Scan the material below for lines with the word "this" and report how many there are, with nothing added.
[Begin SUPPLIED ENTRIES]
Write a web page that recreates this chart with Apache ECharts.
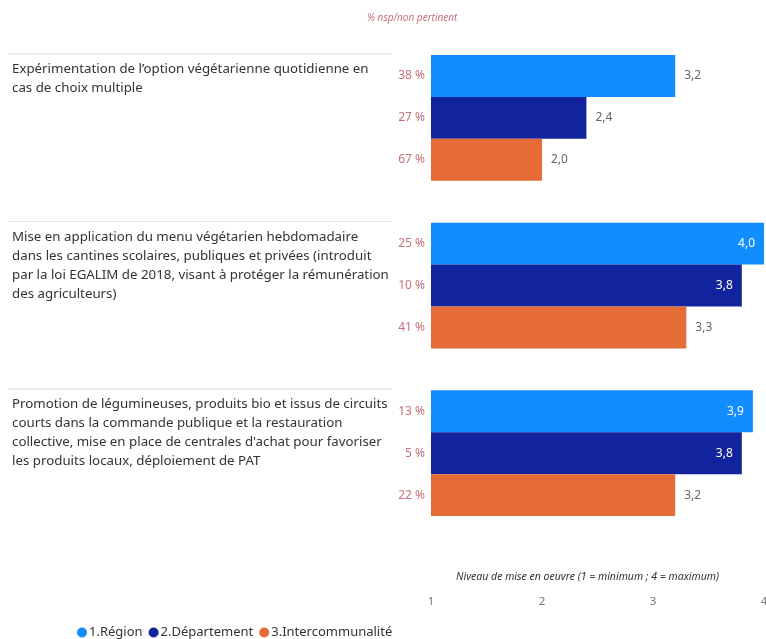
[End SUPPLIED ENTRIES]
[Begin SUPPLIED ENTRIES]
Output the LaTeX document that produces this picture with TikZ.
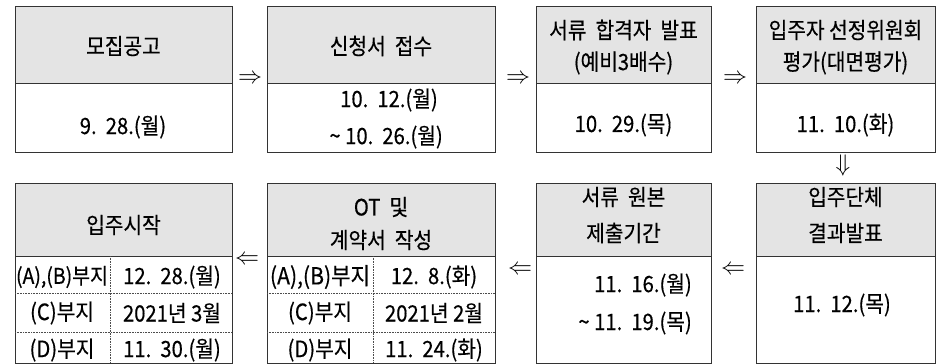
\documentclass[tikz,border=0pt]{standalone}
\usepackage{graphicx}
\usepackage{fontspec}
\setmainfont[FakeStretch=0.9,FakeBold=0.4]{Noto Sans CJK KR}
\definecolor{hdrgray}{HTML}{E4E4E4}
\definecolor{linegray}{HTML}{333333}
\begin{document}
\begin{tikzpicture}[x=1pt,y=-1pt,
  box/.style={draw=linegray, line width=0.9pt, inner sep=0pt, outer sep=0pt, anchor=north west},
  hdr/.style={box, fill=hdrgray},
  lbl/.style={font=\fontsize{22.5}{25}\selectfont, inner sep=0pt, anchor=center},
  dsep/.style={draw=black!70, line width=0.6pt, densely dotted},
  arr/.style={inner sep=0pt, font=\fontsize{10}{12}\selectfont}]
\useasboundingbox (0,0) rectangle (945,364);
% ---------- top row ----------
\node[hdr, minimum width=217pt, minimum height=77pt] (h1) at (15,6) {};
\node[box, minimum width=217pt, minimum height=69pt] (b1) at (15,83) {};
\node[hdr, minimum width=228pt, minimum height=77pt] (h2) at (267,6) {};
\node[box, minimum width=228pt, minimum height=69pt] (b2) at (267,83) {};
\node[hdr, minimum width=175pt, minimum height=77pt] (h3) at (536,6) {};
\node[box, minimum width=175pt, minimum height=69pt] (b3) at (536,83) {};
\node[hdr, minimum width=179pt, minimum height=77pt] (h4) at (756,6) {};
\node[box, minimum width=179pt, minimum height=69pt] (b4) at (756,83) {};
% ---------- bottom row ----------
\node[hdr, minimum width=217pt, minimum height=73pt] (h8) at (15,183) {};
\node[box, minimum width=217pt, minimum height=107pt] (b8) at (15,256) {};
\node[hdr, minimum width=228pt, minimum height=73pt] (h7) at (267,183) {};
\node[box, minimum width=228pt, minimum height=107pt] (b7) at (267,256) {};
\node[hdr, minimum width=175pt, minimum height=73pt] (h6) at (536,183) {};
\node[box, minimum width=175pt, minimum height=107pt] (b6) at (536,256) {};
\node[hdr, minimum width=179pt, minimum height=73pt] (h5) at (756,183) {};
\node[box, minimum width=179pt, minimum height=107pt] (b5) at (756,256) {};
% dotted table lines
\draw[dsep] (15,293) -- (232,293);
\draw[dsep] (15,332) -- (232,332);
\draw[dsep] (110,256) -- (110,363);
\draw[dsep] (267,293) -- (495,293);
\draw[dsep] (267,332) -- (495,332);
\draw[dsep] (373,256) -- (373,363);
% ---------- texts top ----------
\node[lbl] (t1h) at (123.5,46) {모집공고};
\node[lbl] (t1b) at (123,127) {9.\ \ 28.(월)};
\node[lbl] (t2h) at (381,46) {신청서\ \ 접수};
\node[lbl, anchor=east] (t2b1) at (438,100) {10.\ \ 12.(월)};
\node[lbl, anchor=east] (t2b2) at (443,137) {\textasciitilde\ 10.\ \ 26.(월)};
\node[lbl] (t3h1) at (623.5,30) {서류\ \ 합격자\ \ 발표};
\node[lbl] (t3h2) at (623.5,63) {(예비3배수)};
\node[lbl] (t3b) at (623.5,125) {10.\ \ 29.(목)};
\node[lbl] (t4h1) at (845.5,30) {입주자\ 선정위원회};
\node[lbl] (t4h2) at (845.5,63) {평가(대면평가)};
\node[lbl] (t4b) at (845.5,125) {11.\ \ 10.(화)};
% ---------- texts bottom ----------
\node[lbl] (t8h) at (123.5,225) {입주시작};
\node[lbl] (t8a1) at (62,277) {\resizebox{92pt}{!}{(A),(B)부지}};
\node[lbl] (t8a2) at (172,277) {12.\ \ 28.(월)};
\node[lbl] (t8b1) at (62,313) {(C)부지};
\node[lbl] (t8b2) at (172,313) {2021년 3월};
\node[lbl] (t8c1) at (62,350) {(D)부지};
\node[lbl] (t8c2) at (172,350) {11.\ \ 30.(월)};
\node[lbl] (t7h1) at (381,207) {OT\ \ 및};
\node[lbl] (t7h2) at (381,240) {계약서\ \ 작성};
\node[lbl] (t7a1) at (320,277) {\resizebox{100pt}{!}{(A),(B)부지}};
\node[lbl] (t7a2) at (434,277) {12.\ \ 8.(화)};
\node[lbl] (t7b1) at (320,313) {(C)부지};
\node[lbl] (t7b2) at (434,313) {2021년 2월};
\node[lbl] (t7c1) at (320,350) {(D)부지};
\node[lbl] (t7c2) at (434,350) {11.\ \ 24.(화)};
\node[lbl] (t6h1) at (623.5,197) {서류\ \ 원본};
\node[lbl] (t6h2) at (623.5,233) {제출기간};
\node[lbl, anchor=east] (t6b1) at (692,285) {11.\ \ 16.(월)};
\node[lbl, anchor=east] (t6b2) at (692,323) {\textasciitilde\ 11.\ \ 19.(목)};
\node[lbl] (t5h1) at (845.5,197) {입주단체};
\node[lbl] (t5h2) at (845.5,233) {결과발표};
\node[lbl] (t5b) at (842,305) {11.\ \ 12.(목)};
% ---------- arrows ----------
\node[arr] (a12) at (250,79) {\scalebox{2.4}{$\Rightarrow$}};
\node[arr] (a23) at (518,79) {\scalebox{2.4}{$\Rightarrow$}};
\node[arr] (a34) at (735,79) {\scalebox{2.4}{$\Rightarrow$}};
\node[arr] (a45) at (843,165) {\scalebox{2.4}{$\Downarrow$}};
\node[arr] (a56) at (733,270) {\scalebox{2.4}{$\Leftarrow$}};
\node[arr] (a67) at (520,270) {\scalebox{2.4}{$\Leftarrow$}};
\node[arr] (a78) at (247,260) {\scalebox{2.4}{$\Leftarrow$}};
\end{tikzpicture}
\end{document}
[End SUPPLIED ENTRIES]
● FINISHED EXERCISE: 2